**What to work on:** Output exactly, and only, the lines from the line containing "Generate a Python" through the line containing "import seaborn as sns", both included.

**Entries provided:**
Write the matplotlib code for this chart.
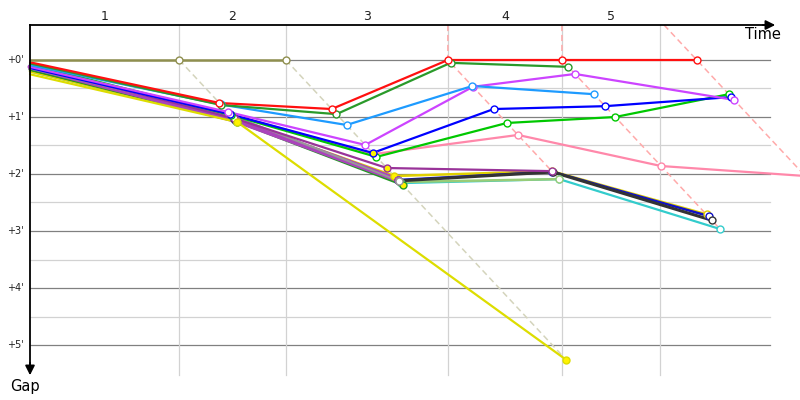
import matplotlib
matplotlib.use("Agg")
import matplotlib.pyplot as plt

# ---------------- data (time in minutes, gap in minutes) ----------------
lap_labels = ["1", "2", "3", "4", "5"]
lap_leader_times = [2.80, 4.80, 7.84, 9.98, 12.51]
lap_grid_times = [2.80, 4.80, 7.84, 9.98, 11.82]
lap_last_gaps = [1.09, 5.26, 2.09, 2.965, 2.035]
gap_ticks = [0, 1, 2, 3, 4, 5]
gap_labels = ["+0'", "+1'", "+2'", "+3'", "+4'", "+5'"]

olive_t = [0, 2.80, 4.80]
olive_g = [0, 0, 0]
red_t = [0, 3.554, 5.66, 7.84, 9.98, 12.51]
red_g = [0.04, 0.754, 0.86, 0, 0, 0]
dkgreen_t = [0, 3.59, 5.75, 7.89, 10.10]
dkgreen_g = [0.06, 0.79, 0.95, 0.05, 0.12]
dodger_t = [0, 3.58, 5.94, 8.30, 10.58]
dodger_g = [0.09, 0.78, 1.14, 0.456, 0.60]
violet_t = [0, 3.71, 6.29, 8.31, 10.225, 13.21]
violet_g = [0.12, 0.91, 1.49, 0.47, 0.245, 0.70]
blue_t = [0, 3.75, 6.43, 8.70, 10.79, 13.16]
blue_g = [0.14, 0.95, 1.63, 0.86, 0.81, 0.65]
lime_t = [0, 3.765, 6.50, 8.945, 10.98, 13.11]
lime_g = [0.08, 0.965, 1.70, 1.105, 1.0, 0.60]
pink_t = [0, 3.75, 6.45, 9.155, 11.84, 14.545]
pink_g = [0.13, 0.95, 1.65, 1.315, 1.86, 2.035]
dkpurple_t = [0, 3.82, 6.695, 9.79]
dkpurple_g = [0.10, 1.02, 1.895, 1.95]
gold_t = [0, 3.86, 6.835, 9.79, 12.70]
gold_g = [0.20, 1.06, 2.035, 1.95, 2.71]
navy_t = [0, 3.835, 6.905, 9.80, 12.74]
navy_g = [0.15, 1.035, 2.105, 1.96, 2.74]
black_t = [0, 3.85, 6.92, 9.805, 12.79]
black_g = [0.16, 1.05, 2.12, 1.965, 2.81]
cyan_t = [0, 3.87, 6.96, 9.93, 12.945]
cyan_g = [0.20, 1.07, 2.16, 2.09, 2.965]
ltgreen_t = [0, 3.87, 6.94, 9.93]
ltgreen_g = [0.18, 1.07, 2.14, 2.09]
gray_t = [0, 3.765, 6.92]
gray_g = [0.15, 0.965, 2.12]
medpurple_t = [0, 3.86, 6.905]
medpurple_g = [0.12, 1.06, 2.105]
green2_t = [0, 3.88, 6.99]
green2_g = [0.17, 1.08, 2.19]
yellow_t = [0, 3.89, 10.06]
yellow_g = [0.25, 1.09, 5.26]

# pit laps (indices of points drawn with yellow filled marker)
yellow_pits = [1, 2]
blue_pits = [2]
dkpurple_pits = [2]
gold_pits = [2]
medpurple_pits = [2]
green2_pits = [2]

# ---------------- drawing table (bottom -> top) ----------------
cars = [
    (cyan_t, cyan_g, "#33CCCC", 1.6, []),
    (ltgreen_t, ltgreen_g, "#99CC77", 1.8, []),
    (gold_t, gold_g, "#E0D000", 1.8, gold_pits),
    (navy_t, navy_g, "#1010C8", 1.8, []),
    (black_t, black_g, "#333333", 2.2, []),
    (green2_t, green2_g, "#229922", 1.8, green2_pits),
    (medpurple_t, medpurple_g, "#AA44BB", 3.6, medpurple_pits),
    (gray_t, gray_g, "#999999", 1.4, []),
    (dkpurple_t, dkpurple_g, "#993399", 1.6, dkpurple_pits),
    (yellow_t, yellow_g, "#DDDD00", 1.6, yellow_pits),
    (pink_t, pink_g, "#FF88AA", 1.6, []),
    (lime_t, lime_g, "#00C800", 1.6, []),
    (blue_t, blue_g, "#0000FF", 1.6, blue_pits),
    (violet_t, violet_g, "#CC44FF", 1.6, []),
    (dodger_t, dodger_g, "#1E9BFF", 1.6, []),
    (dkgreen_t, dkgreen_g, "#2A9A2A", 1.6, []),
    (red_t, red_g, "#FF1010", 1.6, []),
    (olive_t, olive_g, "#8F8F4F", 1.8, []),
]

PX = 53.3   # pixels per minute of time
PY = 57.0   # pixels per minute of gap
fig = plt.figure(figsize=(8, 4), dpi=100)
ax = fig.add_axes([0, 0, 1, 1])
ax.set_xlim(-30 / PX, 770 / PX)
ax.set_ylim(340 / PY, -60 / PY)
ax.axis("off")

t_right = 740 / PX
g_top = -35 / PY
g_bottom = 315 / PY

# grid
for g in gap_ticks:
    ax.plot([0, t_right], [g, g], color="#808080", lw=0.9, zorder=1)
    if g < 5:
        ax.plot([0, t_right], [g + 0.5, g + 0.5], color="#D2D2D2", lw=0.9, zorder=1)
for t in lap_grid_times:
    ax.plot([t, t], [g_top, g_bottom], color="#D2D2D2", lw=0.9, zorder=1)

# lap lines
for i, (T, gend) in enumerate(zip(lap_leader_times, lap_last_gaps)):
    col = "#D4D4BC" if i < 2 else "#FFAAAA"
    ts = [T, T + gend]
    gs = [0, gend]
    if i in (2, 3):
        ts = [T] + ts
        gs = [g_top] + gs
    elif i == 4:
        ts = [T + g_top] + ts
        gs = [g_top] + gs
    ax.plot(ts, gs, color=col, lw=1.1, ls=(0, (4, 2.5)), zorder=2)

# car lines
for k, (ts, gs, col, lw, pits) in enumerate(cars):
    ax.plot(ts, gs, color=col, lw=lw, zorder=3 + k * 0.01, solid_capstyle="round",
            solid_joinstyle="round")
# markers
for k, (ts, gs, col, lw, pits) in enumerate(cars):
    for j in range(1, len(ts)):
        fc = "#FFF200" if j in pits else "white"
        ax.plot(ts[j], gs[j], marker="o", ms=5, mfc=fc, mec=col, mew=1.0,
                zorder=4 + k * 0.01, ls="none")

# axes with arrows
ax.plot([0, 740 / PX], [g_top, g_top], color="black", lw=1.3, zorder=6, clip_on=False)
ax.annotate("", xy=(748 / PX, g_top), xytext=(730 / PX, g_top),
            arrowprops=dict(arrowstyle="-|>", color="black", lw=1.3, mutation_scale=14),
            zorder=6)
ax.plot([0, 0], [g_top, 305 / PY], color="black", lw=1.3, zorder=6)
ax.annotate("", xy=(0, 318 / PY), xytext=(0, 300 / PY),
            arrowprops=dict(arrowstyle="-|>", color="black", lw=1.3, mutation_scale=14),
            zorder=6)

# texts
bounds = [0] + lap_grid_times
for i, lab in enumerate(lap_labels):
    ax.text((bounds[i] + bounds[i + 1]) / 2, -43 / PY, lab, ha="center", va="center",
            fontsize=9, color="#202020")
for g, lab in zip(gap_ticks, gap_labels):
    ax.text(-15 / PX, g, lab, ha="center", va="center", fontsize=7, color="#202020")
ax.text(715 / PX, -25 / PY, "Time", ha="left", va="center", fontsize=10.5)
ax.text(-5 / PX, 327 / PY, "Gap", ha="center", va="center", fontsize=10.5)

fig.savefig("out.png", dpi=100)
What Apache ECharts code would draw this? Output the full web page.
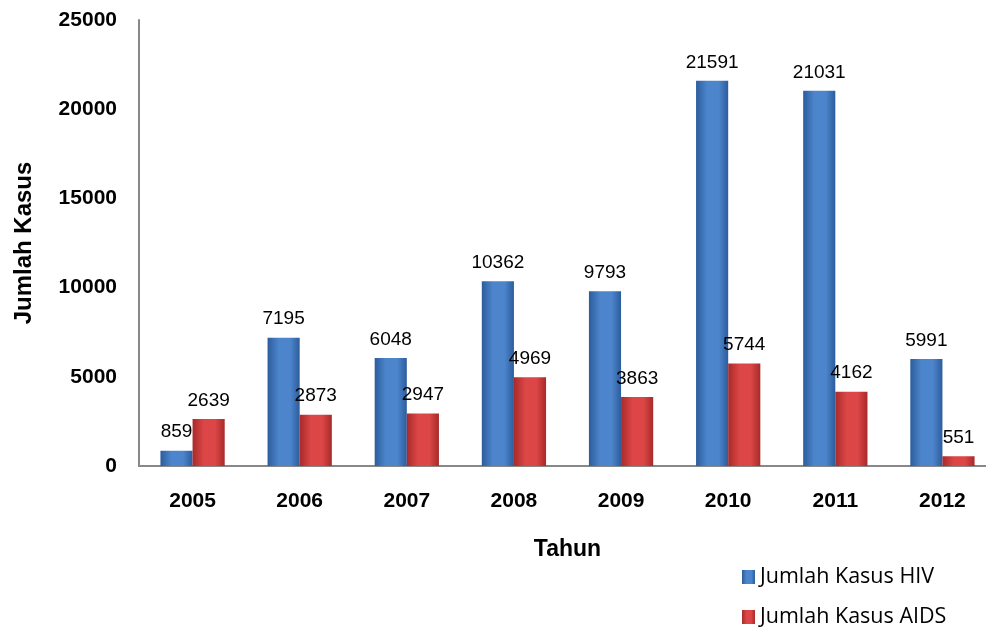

--

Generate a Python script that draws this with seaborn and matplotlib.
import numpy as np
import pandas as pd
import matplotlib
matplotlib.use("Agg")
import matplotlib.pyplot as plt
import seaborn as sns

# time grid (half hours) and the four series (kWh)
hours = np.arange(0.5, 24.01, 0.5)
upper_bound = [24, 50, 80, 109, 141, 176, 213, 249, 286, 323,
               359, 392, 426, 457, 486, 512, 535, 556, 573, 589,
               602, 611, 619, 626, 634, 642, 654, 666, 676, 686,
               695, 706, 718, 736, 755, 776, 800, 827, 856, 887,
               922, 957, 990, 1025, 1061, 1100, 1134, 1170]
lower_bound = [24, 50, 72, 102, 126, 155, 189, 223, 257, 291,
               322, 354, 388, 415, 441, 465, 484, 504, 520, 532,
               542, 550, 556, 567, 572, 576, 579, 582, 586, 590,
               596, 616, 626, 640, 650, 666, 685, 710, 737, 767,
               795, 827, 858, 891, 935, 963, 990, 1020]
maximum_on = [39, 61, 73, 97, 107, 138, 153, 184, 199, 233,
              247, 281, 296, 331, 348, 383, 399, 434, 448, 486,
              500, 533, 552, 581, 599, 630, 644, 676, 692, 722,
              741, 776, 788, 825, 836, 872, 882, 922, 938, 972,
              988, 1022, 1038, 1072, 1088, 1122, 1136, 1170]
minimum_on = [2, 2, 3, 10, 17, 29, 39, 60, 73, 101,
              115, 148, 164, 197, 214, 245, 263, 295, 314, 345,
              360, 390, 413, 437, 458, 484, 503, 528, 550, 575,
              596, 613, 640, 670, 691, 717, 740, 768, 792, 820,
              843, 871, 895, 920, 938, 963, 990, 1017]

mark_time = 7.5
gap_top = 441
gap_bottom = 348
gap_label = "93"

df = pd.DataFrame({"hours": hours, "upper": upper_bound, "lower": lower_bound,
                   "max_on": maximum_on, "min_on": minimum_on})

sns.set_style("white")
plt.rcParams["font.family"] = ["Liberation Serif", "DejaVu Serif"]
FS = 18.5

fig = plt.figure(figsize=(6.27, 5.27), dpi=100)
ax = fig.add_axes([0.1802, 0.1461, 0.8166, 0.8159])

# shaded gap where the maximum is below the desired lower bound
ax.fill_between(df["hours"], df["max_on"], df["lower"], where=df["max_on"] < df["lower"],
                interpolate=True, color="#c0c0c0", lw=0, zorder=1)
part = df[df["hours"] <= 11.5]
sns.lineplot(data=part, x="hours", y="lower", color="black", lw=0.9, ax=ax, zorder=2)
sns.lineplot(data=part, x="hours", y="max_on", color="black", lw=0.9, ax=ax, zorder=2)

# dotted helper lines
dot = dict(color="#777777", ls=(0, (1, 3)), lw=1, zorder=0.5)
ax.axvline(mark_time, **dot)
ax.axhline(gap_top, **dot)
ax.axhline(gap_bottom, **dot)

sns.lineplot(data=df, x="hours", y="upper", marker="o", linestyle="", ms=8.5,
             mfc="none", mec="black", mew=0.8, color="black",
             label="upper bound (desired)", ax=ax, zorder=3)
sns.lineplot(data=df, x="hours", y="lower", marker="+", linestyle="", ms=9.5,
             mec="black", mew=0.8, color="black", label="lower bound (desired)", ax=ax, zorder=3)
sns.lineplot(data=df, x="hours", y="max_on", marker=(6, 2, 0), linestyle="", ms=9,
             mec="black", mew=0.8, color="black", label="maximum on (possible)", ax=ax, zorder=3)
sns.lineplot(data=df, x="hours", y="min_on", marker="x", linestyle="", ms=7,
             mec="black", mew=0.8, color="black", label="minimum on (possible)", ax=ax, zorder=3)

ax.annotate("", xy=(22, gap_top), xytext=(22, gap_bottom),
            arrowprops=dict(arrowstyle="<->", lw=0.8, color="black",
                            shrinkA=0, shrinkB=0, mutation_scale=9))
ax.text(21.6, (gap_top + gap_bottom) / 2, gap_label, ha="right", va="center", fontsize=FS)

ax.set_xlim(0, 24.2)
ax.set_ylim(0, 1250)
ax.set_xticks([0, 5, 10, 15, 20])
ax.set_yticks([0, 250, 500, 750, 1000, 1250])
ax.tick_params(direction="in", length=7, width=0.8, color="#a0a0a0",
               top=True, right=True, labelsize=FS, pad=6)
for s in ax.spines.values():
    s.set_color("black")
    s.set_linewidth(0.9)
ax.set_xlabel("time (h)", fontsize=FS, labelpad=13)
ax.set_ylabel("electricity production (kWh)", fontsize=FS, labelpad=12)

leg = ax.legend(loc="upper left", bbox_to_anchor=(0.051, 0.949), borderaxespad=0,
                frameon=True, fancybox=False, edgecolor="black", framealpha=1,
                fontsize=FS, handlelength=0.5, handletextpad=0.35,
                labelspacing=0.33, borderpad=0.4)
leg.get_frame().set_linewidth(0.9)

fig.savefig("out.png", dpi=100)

**Result of the task:**
Generate a Python script that draws this with seaborn and matplotlib.
import numpy as np
import pandas as pd
import matplotlib
matplotlib.use("Agg")
import matplotlib.pyplot as plt
import seaborn as sns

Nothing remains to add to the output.